The FBI searched the home of a Washington Post reporter early Wednesday in connection with a criminal case involving a leak of classified information.
Hannah Natanson, a Pulitzer Prize-winning reporter, was at her Virginia home when FBI agents executed a search warrant and seized her cellphone, two laptops and a Garmin watch, the Post said.
The search was related to Aurelio Perez-Lugones, a systems engineer in Maryland who holds a top secret security clearance and allegedly leaked information from the Pentagon, according to an FBI affidavit obtained by MS NOW...
The FBI search raised immediate alarm bells from press freedom advocates. Bondi in April rolled back a Biden-era policy that prevented officials from searching reporters’ phone records when trying to identify government employees who had provided sensitive information to news outlets.

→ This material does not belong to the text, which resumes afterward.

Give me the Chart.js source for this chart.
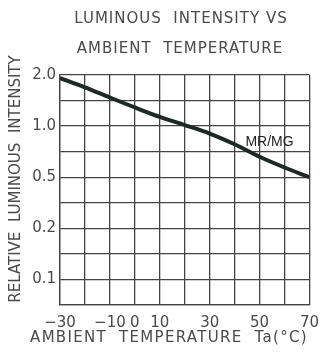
<!DOCTYPE html>
<html>
<head>
<meta charset="utf-8">
<script src="https://cdn.jsdelivr.net/npm/chart.js@4.4.1/dist/chart.umd.min.js"></script>
<style>
  html, body { margin: 0; padding: 0; background: #fff; }
</style>
</head>
<body>
<canvas id="grafica" width="328" height="358"></canvas>
<script>
// temperature (deg C) along the bottom
var temperatures = [-30, -20, -10, 0, 10, 20, 30, 40, 50, 60, 70];
// curve height, counted in grid rows down from the 2.0 line
var curveRows = [0.12, 0.48, 0.88, 1.27, 1.64, 1.96, 2.29, 2.71, 3.2, 3.62, 4.0];
// labels of the 10 horizontal grid lines, top to bottom
var yTickLabels = ['2.0', '', '1.0', '', '0.5', '', '0.2', '', '0.1', ''];
// temperatures that get a label under the axis
var xTickLabels = [-30, -10, 0, 10, 30, 50, 70];
var titleLines = ['LUMINOUS  INTENSITY VS', 'AMBIENT  TEMPERATURE'];
var xTitle = 'AMBIENT  TEMPERATURE  Ta(\u00b0C)';
var yTitle = 'RELATIVE  LUMINOUS  INTENSITY';
var seriesName = 'MR/MG';

var points = temperatures.map(function (t, i) { return { x: t, y: curveRows[i] }; });

var textPlugin = {
    id: 'texts',
    afterDraw: function (chart) {
        var c = chart.ctx;
        var xs = chart.scales.x, ys = chart.scales.y;
        c.save();
        c.fillStyle = '#4a4a4a';
        c.textAlign = 'center';
        c.textBaseline = 'middle';
        c.font = '15px "DejaVu Sans"';
        c.letterSpacing = '1px';
        c.fillText(titleLines[0], 181, 19);
        c.fillText(titleLines[1], 180, 49);
        c.letterSpacing = '1.3px';
        c.fillText(xTitle, 169, 338);
        c.letterSpacing = '0px';
        c.translate(16, 179);
        c.rotate(-Math.PI / 2);
        c.fillText(yTitle, 0, 0);
        c.restore();

        c.save();
        c.fillStyle = '#222';
        c.font = '14px "Liberation Sans"';
        c.textAlign = 'center';
        c.textBaseline = 'middle';
        c.fillText(seriesName, xs.getPixelForValue(54), ys.getPixelForValue(2.64));
        c.restore();
    }
};

var ctx = document.getElementById('grafica').getContext('2d');
var grafica = new Chart(ctx, {
    type: 'line',
    data: {
        datasets: [{
            label: seriesName,
            data: points,
            borderColor: '#1e2824',
            borderWidth: 4,
            pointRadius: 0,
            cubicInterpolationMode: 'monotone',
            fill: false
        }]
    },
    options: {
        responsive: false,
        animation: false,
        devicePixelRatio: 1,
        layout: { padding: { left: 0, top: 75, right: 13, bottom: 0 } },
        plugins: {
            legend: { display: false },
            tooltip: { enabled: false },
            title: { display: false }
        },
        scales: {
            x: {
                type: 'linear',
                min: -30,
                max: 70,
                ticks: {
                    stepSize: 10,
                    autoSkip: false,
                    maxRotation: 0,
                    minRotation: 0,
                    padding: 9,
                    color: '#4a4a4a',
                    font: { family: 'DejaVu Sans', size: 15 },
                    callback: function (v) {
                        if (xTickLabels.indexOf(v) < 0) return '';
                        return v < 0 ? '\u2212' + Math.abs(v) : String(v);
                    }
                },
                grid: { color: '#444', lineWidth: 1.3, drawTicks: false },
                border: { color: '#444', width: 1.3 },
                afterFit: function (s) { s.height = 53; }
            },
            y: {
                type: 'linear',
                reverse: true,
                min: 0,
                max: 9,
                ticks: {
                    stepSize: 1,
                    autoSkip: false,
                    padding: 4,
                    color: '#4a4a4a',
                    font: { family: 'DejaVu Sans', size: 15 },
                    callback: function (v) { return yTickLabels[v] || ''; }
                },
                grid: { color: '#444', lineWidth: 1.3, drawTicks: false },
                border: { color: '#444', width: 1.3 },
                afterFit: function (s) { s.width = 60; }
            }
        }
    },
    plugins: [textPlugin]
});
</script>
</body>
</html>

The Reporters Committee for Freedom of the Press (RCFP), a pro bono legal organization that works to safeguard reporters’ and news organizations’ First Amendment freedoms, called the FBI search “a tremendous escalation in the administration’s intrusions into the independence of the press.”
“Physical searches of reporters’ devices, homes and belongings are some of the most invasive investigative steps law enforcement can take,” RCFP president Bruce Brown told MS NOW.
“There are specific federal laws and policies at the Department of Justice that are meant to limit searches to the most extreme cases because they endanger confidential sources far beyond just one investigation and impair public interest reporting in general,” Brown said.